We have banned combustible cladding and are fully funding its replacement on high-rise residential buildings in the private and social housing sectors. We have also accepted all of the principles of the independent Hackitt Review and will be consulting on proposals ahead of legislation.
County Lines arrests
The Daily Mail, Times, Sun and Today Programme report that police have rescued more than 350 children from county lines gangs in a major nationwide crackdown.
The Times says that the operation by the National County Lines Coordination Centre (NCLCC), which was conducted over seven days, resulted in the arrest of 600 people. The NCLCC seized over £300,000 in cash, over £200,000 worth of drugs and confiscated 46 weapons, according to the newspaper.
The Sun reports that 519 vulnerable adults and 364 children were safeguarded, with 30 people referred as potential victims of slavery or human trafficking.
Victoria Atkins, Minister for Crime Safeguarding and Vulnerability said:
As a government we are determined to crack down on County Lines, disrupt the networks devastating communities and put an end to the violence and exploitation of children and vulnerable adults.
Our Serious Violence Strategy includes a range of actions to enhance our response to this issue, and a multi-agency approach is key.
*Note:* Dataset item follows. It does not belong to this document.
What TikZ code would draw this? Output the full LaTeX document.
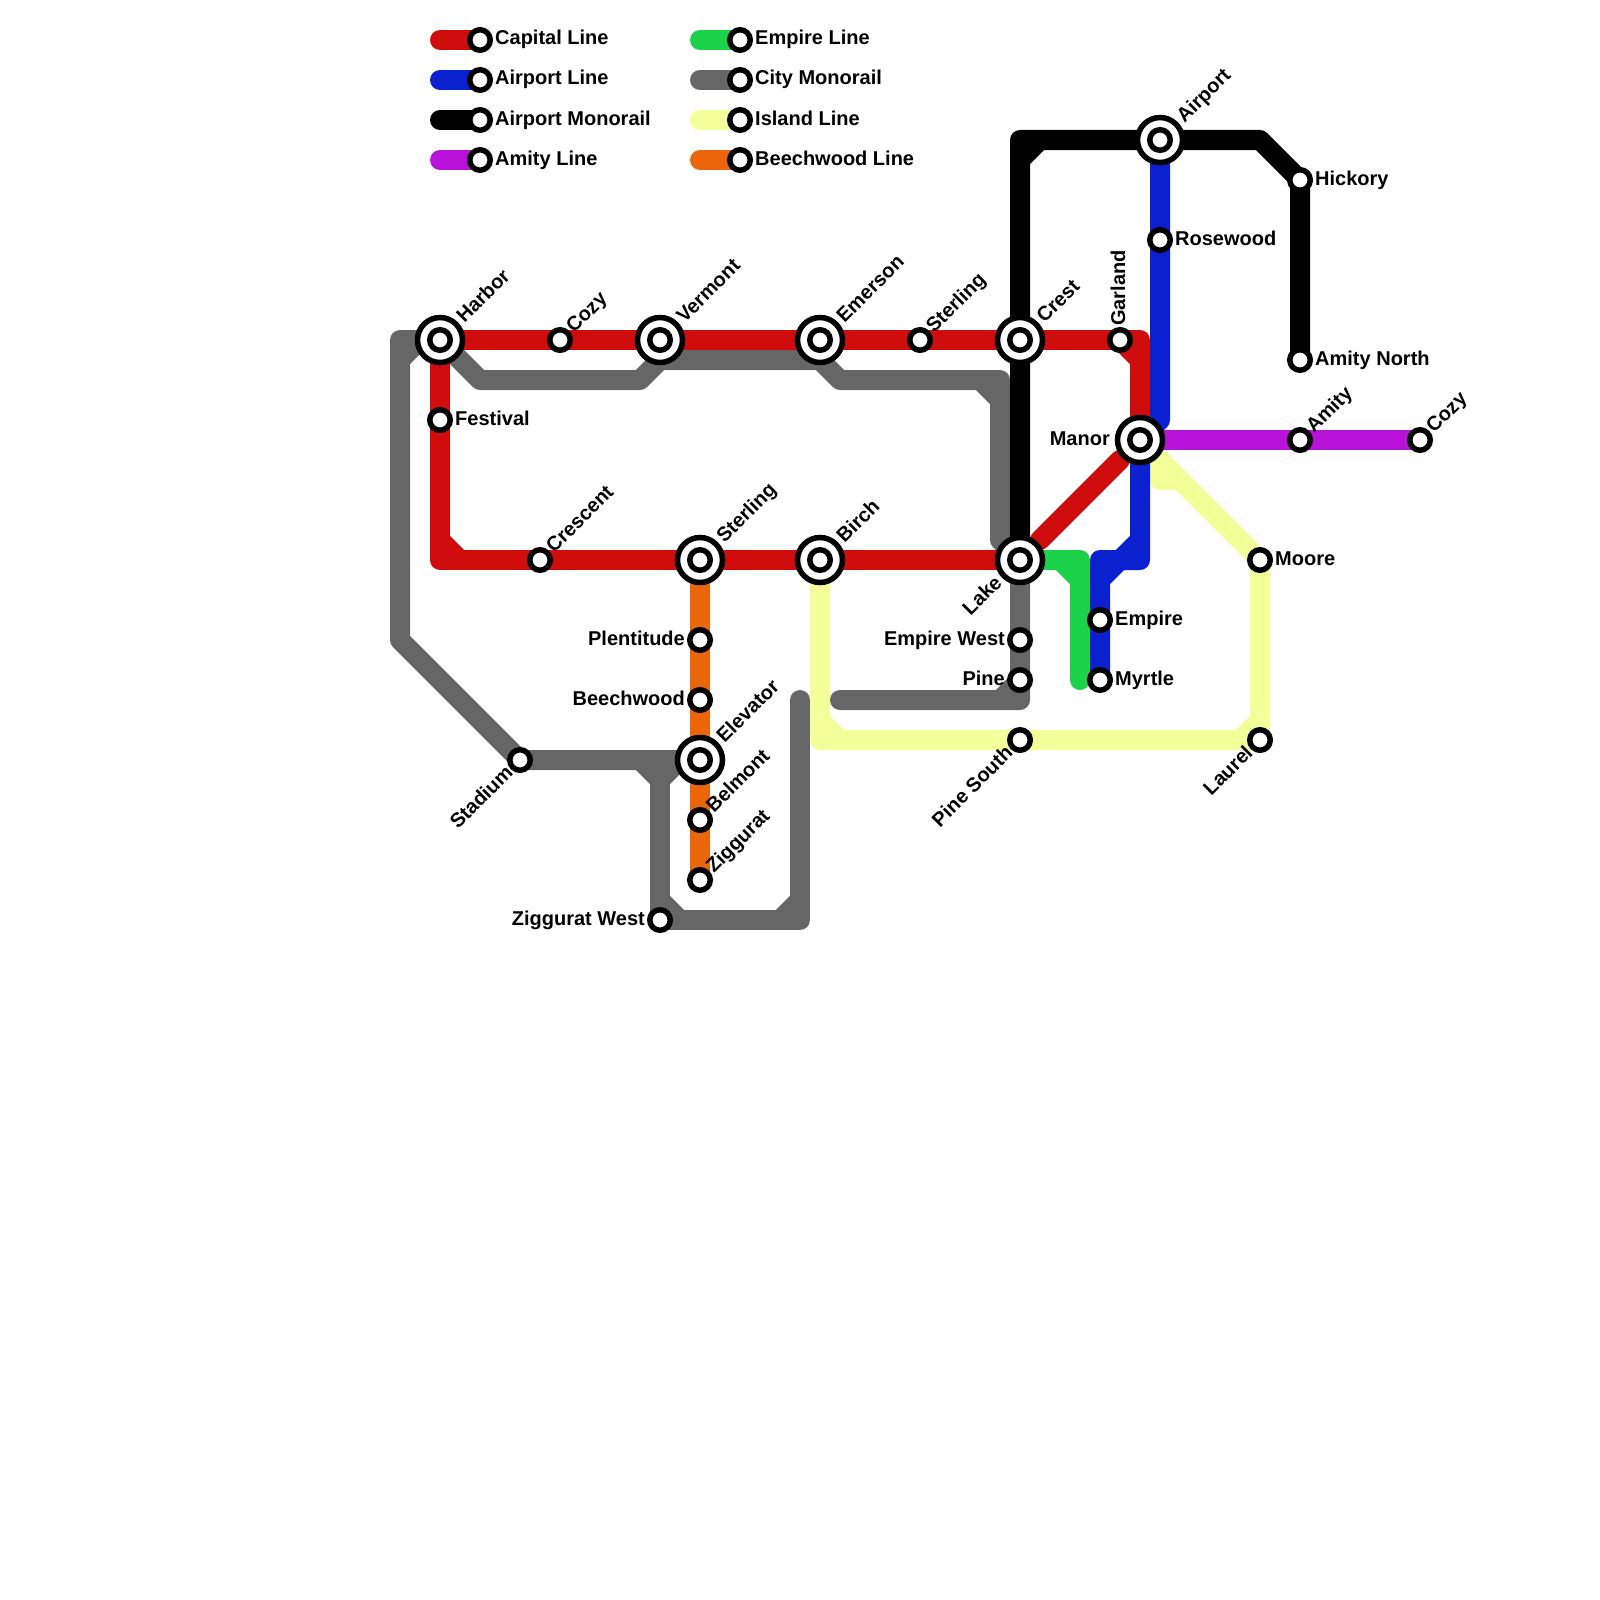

That’s why we invested over £3.6m to establish the new National County Lines Co-ordination Centre, which has improved intelligence and supports cross border efforts to tackle this serious issue.
But it’s also imperative that we steer young people away from a life of crime in the first place, and our £22m Early Intervention Youth Fund is already funding six projects that specifically address those at risk of involvement in county lines including early intervention and outreach programmes.
Laughing gas remains the second most commonly used drug among 16-24 year-olds, three years after it was banned, the Guardian, Mirror, Sun and BBC report.
Figures for 2017-18 released by the Royal College of Nursing show that 6.5% of women and 11% of men use nitrous oxide, despite health risks including breathing problems and paranoia.
The Sun further reports that deaths rose from four in 2015 to eight in 2016, despite it being made illegal to sell nitrous oxide for psychoactive purposes three years ago.
A Home Office spokesperson said:
New psychoactive substances have already cost far too many lives, which is why this government changed the law to make it illegal to supply nitrous oxide for psychoactive effect.
The Crown Prosecution Service (CPS) continues to prosecute cases involving nitrous oxide under the 2016 Act successfully. Government continues to work closely with the CPS, law enforcement and scientific experts to ensure that prosecutions of cases under the 2016 Act are supported by the best available evidence.